1. What trends are going to shape search in 2017?
- Mobile, mobile, and more mobile! Mobile optimization was a huge factor in 2016 and it doesn’t look like this trend is going away anytime soon. This was pretty much a unanimous response across the board and shouldn’t be taken lightly.
- Look to leverage social channels. Multichannel strategies can be hugely beneficial, and as the realm of social continues to expand, it’s important to understand how these platforms can work in conjunction with already existing strategies.
- Shopping is gaining more traction. There have been a lot of changes to text ads this year, and while they are still a pivotal component, SERP real estate is starting to lean toward PLAs in a lot of instances.
2. How can retailers best look to grow their business in 2017 with search?
- Mobile, yet again, received resounding advocacy. Making sure every step of the customer’s experience is optimized for mobile can be the deciding factor for shoppers. Whether it’s your homepage or the checkout process, making sure the mobile experience is seamless should be a priority.
- RLSA strategies are something you should be thinking about if you aren’t already. Reengaging your current customer lists should be an ongoing process.

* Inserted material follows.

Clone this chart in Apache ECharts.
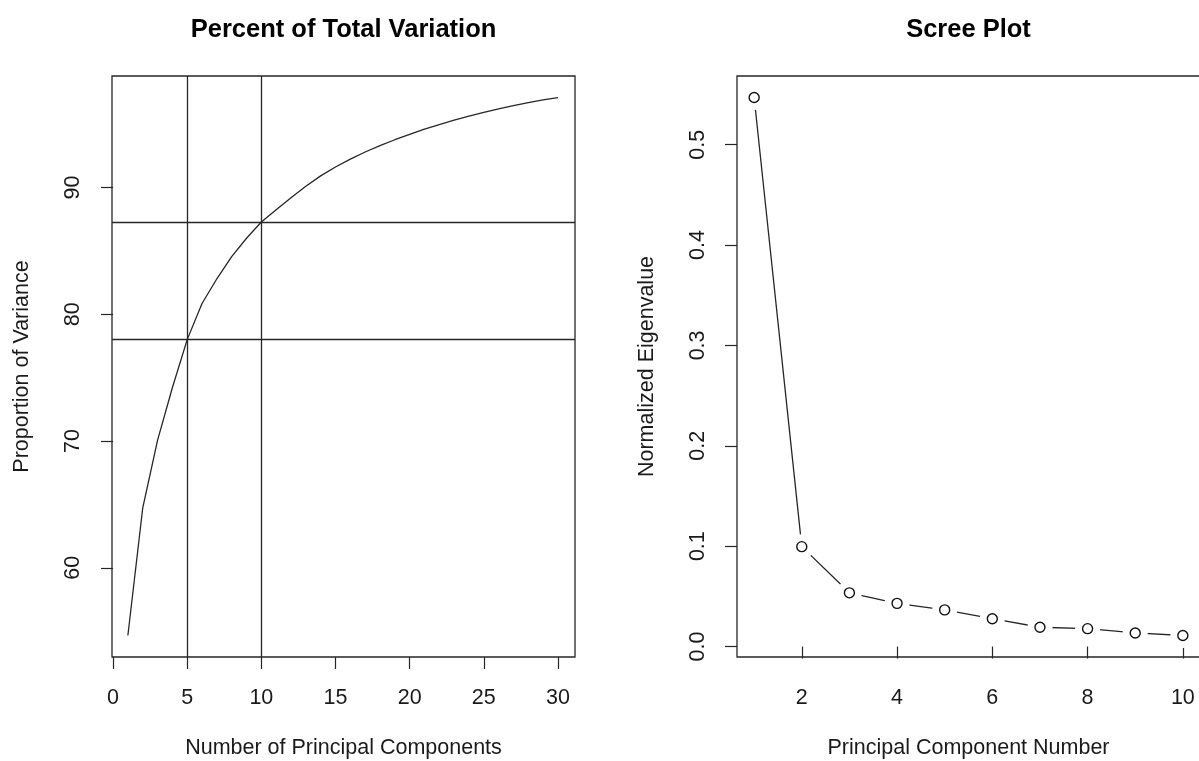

- Top funnel approaches should maintain consideration. Look at testing with additional terms that correlate with how customers are finding your site and products.
3. For mature businesses, what search development tips would you offer?
- Optimize what you’ve built. Refine and perfect existing foundations.
- If you’re producing any sort of content, do a thorough audit and look for any trends and determine what needs to be updated or retired to keep search volumes high.
- Make sure you’re utilizing every component of existing features, and consider taking advantage of new channels that may drive results.
- Proper attribution modeling can be key in broadening your new customer base, increasing existing customer retention, and boosting overall business as a whole.